All of the lines below are to be transcribed faithfully, with pictures excluded from the copy.
-------- DATA PROVIDED --------
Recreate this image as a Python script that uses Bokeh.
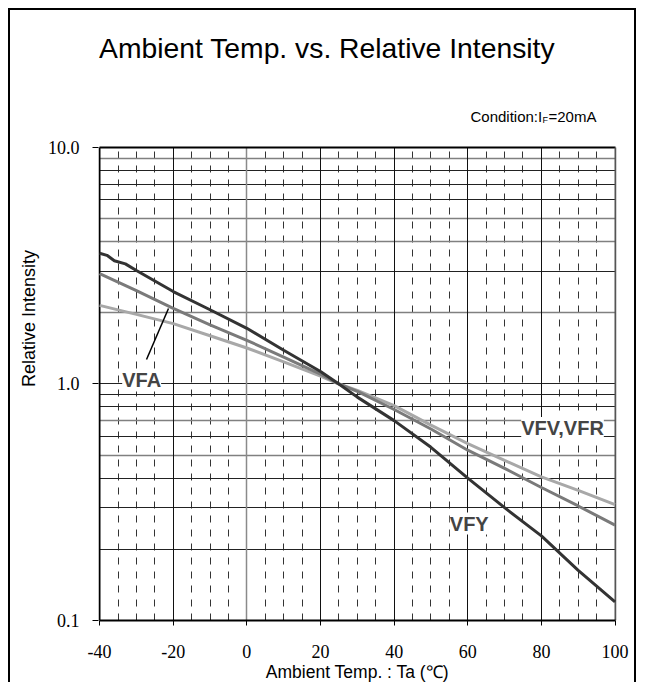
from bokeh.plotting import figure
from bokeh.models import FixedTicker, Grid, Label, CustomJSTickFormatter
from bokeh.core.properties import value
from bokeh.embed import file_html
from bokeh.resources import INLINE

# ---- data ----
temps_vfy = [-40, -38, -36, -33, -30, -20, -10, 0, 10, 20, 25, 30, 40, 50, 60, 70, 80, 90, 100]
vfy = [3.57, 3.50, 3.32, 3.22, 3.02, 2.46, 2.06, 1.72, 1.39, 1.13, 1.0, 0.88, 0.70, 0.54, 0.40, 0.30, 0.228, 0.163, 0.12]

temps = [-40, -30, -20, -10, 0, 10, 20, 25, 30, 40, 50, 60, 70, 80, 90, 100]
vfa = [2.93, 2.48, 2.09, 1.78, 1.53, 1.30, 1.10, 1.0, 0.93, 0.78, 0.645, 0.525, 0.44, 0.365, 0.305, 0.253]
vfv = [2.15, 1.97, 1.80, 1.60, 1.42, 1.24, 1.08, 1.0, 0.94, 0.81, 0.67, 0.56, 0.475, 0.405, 0.355, 0.309]

x_ticks = [-40, -20, 0, 20, 40, 60, 80, 100]
y_ticks = [0.1, 1.0, 10.0]
x_grid_dark = [-20, 20, 40, 60, 80]
x_grid_gray = [0]
x_grid_dash = [-35, -30, -25, -15, -10, -5, 5, 10, 15, 25, 30, 35, 45, 50, 55, 65, 70, 75, 85, 90, 95]
y_grid_dark = [0.2, 0.3, 0.4, 0.6, 0.8, 0.9, 1.0, 3, 6, 7, 8]
y_grid_gray = [0.5, 0.7, 2, 4, 5, 9]

title_text = "Ambient Temp. vs. Relative Intensity"
cond_parts = ["Condition:I", "F", "=20mA"]
x_label = "Ambient Temp. : Ta (\u2103)"
y_label = "Relative Intensity"

X_MIN, X_MAX = x_ticks[0], x_ticks[-1]
Y_MIN, Y_MAX = y_ticks[0], y_ticks[-1]

SANS = "Liberation Sans"
SERIF = "Liberation Serif"

p = figure(width=628, height=674, x_range=(-40.3, 100.4), y_range=(0.1, 35.8),
           y_axis_type="log", output_backend="svg", toolbar_location=None,
           min_border_left=88, min_border_right=22, min_border_top=6, min_border_bottom=64)
p.styles = {"margin-left": "8px", "margin-top": "8px",
            "border-left": "2px solid black", "border-top": "2px solid black",
            "border-right": "2px solid black"}

p.xgrid.visible = False
p.ygrid.visible = False
p.outline_line_color = None

has_cross = "cross_bounds" in Grid.properties()

def add_grid(dim, ticks, color, width, dash="solid"):
    if has_cross:
        cb = (Y_MIN, Y_MAX) if dim == 0 else (X_MIN, X_MAX)
        g = Grid(dimension=dim, ticker=FixedTicker(ticks=ticks), grid_line_color=color,
                 grid_line_width=width, grid_line_dash=dash, cross_bounds=cb)
        p.add_layout(g)
    else:
        n = len(ticks)
        if dim == 0:
            p.segment(x0=ticks, x1=ticks, y0=[Y_MIN] * n, y1=[Y_MAX] * n,
                      line_color=color, line_width=width, line_dash=dash, level="underlay")
        else:
            p.segment(x0=[X_MIN] * n, x1=[X_MAX] * n, y0=ticks, y1=ticks,
                      line_color=color, line_width=width, line_dash=dash, level="underlay")

add_grid(0, x_grid_dash, "#333333", 1, "7 7")
add_grid(1, y_grid_gray, "#808080", 1.5)
add_grid(1, y_grid_dark, "#222222", 1)
add_grid(0, x_grid_gray, "#8a8a8a", 1.5)
add_grid(0, x_grid_dark, "#111111", 1)
# plot borders (top at 10.0, left at -40, right at 100)
add_grid(1, [Y_MAX], "#000000", 2)
add_grid(0, [X_MIN], "#000000", 2)
add_grid(0, [X_MAX], "#555555", 2)

# axes
p.xaxis.ticker = FixedTicker(ticks=x_ticks)
p.yaxis.ticker = FixedTicker(ticks=y_ticks)
p.xaxis.formatter = CustomJSTickFormatter(code="return tick.toFixed(0)")
p.yaxis.formatter = CustomJSTickFormatter(code="return tick.toFixed(1)")
p.xaxis.bounds = (X_MIN, X_MAX)
for ax in (p.xaxis, p.yaxis):
    ax.major_tick_in = 0
    ax.major_tick_line_color = "black"
    ax.major_tick_line_width = 1
    ax.minor_tick_line_color = None
    ax.major_label_text_font = SERIF
    ax.major_label_text_font_size = "18px"
    ax.major_label_text_color = "black"
    ax.axis_label_text_font = SANS
    ax.axis_label_text_font_style = "normal"
    ax.axis_label_text_color = "black"
p.xaxis.axis_label_text_font_size = "17.5px"
p.yaxis.axis_label_text_font_size = "18px"
p.xaxis.axis_line_width = 2
p.xaxis.axis_line_color = "black"
p.yaxis.axis_line_color = None
p.xaxis.major_tick_out = 5
p.xaxis.major_label_standoff = 19
p.xaxis.axis_label = x_label
p.xaxis.axis_label_standoff = 1
p.yaxis.major_tick_out = 6
p.yaxis.major_label_standoff = 13
p.yaxis.axis_label = y_label
p.yaxis.axis_label_standoff = 6

# curves
p.line(temps, vfv, line_color="#a8a8a8", line_width=3)
p.line(temps, vfa, line_color="#7a7a7a", line_width=3)
p.line(temps_vfy, vfy, line_color="#333333", line_width=3)

# leader line for VFA
p.line([-27.26, -21.29], [1.269, 2.085], line_color="black", line_width=1.5)

# curve labels
for txt, x, y in [("VFA", -33.86, 1.035), ("VFY", 55.12, 0.257), ("VFV,VFR", 74.52, 0.652)]:
    p.add_layout(Label(x=x, y=y, text=txt, text_font=SANS, text_font_size="20px",
                       text_font_style="bold", text_baseline="middle", text_align="left",
                       background_fill_color="white"))

# title and condition (inside the extended frame, above the grid)
p.text(x=[-40.16], y=[26.47], text=[title_text], text_font=value(SANS),
       text_font_size="28.3px", text_align="left", text_baseline="middle", text_color="black")
p.text(x=[60.74], y=[13.52], text=[cond_parts[0]], text_font=value(SANS),
       text_font_size="15px", text_align="left", text_baseline="alphabetic", text_color="black")
p.text(x=[60.74], y=[13.52], text=[cond_parts[1]], text_font=value(SANS), x_offset=72, y_offset=3,
       text_font_size="9px", text_align="left", text_baseline="alphabetic", text_color="black")
p.text(x=[60.74], y=[13.52], text=[cond_parts[2]], text_font=value(SANS), x_offset=78,
       text_font_size="15px", text_align="left", text_baseline="alphabetic", text_color="black")

open("out.html", "w").write(file_html(p, INLINE))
--------
- **CORRECT RESULT**
Recreate this image as a Python script that uses Bokeh.
from bokeh.plotting import figure
from bokeh.models import FixedTicker, Grid, Label, CustomJSTickFormatter
from bokeh.core.properties import value
from bokeh.embed import file_html
from bokeh.resources import INLINE

# ---- data ----
temps_vfy = [-40, -38, -36, -33, -30, -20, -10, 0, 10, 20, 25, 30, 40, 50, 60, 70, 80, 90, 100]
vfy = [3.57, 3.50, 3.32, 3.22, 3.02, 2.46, 2.06, 1.72, 1.39, 1.13, 1.0, 0.88, 0.70, 0.54, 0.40, 0.30, 0.228, 0.163, 0.12]

temps = [-40, -30, -20, -10, 0, 10, 20, 25, 30, 40, 50, 60, 70, 80, 90, 100]
vfa = [2.93, 2.48, 2.09, 1.78, 1.53, 1.30, 1.10, 1.0, 0.93, 0.78, 0.645, 0.525, 0.44, 0.365, 0.305, 0.253]
vfv = [2.15, 1.97, 1.80, 1.60, 1.42, 1.24, 1.08, 1.0, 0.94, 0.81, 0.67, 0.56, 0.475, 0.405, 0.355, 0.309]

x_ticks = [-40, -20, 0, 20, 40, 60, 80, 100]
y_ticks = [0.1, 1.0, 10.0]
x_grid_dark = [-20, 20, 40, 60, 80]
x_grid_gray = [0]
x_grid_dash = [-35, -30, -25, -15, -10, -5, 5, 10, 15, 25, 30, 35, 45, 50, 55, 65, 70, 75, 85, 90, 95]
y_grid_dark = [0.2, 0.3, 0.4, 0.6, 0.8, 0.9, 1.0, 3, 6, 7, 8]
y_grid_gray = [0.5, 0.7, 2, 4, 5, 9]

title_text = "Ambient Temp. vs. Relative Intensity"
cond_parts = ["Condition:I", "F", "=20mA"]
x_label = "Ambient Temp. : Ta (\u2103)"
y_label = "Relative Intensity"

X_MIN, X_MAX = x_ticks[0], x_ticks[-1]
Y_MIN, Y_MAX = y_ticks[0], y_ticks[-1]

SANS = "Liberation Sans"
SERIF = "Liberation Serif"

p = figure(width=628, height=674, x_range=(-40.3, 100.4), y_range=(0.1, 35.8),
           y_axis_type="log", output_backend="svg", toolbar_location=None,
           min_border_left=88, min_border_right=22, min_border_top=6, min_border_bottom=64)
p.styles = {"margin-left": "8px", "margin-top": "8px",
            "border-left": "2px solid black", "border-top": "2px solid black",
            "border-right": "2px solid black"}

p.xgrid.visible = False
p.ygrid.visible = False
p.outline_line_color = None

has_cross = "cross_bounds" in Grid.properties()

def add_grid(dim, ticks, color, width, dash="solid"):
    if has_cross:
        cb = (Y_MIN, Y_MAX) if dim == 0 else (X_MIN, X_MAX)
        g = Grid(dimension=dim, ticker=FixedTicker(ticks=ticks), grid_line_color=color,
                 grid_line_width=width, grid_line_dash=dash, cross_bounds=cb)
        p.add_layout(g)
    else:
        n = len(ticks)
        if dim == 0:
            p.segment(x0=ticks, x1=ticks, y0=[Y_MIN] * n, y1=[Y_MAX] * n,
                      line_color=color, line_width=width, line_dash=dash, level="underlay")
        else:
            p.segment(x0=[X_MIN] * n, x1=[X_MAX] * n, y0=ticks, y1=ticks,
                      line_color=color, line_width=width, line_dash=dash, level="underlay")

add_grid(0, x_grid_dash, "#333333", 1, "7 7")
add_grid(1, y_grid_gray, "#808080", 1.5)
add_grid(1, y_grid_dark, "#222222", 1)
add_grid(0, x_grid_gray, "#8a8a8a", 1.5)
add_grid(0, x_grid_dark, "#111111", 1)
# plot borders (top at 10.0, left at -40, right at 100)
add_grid(1, [Y_MAX], "#000000", 2)
add_grid(0, [X_MIN], "#000000", 2)
add_grid(0, [X_MAX], "#555555", 2)

# axes
p.xaxis.ticker = FixedTicker(ticks=x_ticks)
p.yaxis.ticker = FixedTicker(ticks=y_ticks)
p.xaxis.formatter = CustomJSTickFormatter(code="return tick.toFixed(0)")
p.yaxis.formatter = CustomJSTickFormatter(code="return tick.toFixed(1)")
p.xaxis.bounds = (X_MIN, X_MAX)
for ax in (p.xaxis, p.yaxis):
    ax.major_tick_in = 0
    ax.major_tick_line_color = "black"
    ax.major_tick_line_width = 1
    ax.minor_tick_line_color = None
    ax.major_label_text_font = SERIF
    ax.major_label_text_font_size = "18px"
    ax.major_label_text_color = "black"
    ax.axis_label_text_font = SANS
    ax.axis_label_text_font_style = "normal"
    ax.axis_label_text_color = "black"
p.xaxis.axis_label_text_font_size = "17.5px"
p.yaxis.axis_label_text_font_size = "18px"
p.xaxis.axis_line_width = 2
p.xaxis.axis_line_color = "black"
p.yaxis.axis_line_color = None
p.xaxis.major_tick_out = 5
p.xaxis.major_label_standoff = 19
p.xaxis.axis_label = x_label
p.xaxis.axis_label_standoff = 1
p.yaxis.major_tick_out = 6
p.yaxis.major_label_standoff = 13
p.yaxis.axis_label = y_label
p.yaxis.axis_label_standoff = 6

# curves
p.line(temps, vfv, line_color="#a8a8a8", line_width=3)
p.line(temps, vfa, line_color="#7a7a7a", line_width=3)
p.line(temps_vfy, vfy, line_color="#333333", line_width=3)

# leader line for VFA
p.line([-27.26, -21.29], [1.269, 2.085], line_color="black", line_width=1.5)

# curve labels
for txt, x, y in [("VFA", -33.86, 1.035), ("VFY", 55.12, 0.257), ("VFV,VFR", 74.52, 0.652)]:
    p.add_layout(Label(x=x, y=y, text=txt, text_font=SANS, text_font_size="20px",
                       text_font_style="bold", text_baseline="middle", text_align="left",
                       background_fill_color="white"))

# title and condition (inside the extended frame, above the grid)
p.text(x=[-40.16], y=[26.47], text=[title_text], text_font=value(SANS),
       text_font_size="28.3px", text_align="left", text_baseline="middle", text_color="black")
p.text(x=[60.74], y=[13.52], text=[cond_parts[0]], text_font=value(SANS),
       text_font_size="15px", text_align="left", text_baseline="alphabetic", text_color="black")
p.text(x=[60.74], y=[13.52], text=[cond_parts[1]], text_font=value(SANS), x_offset=72, y_offset=3,
       text_font_size="9px", text_align="left", text_baseline="alphabetic", text_color="black")
p.text(x=[60.74], y=[13.52], text=[cond_parts[2]], text_font=value(SANS), x_offset=78,
       text_font_size="15px", text_align="left", text_baseline="alphabetic", text_color="black")

open("out.html", "w").write(file_html(p, INLINE))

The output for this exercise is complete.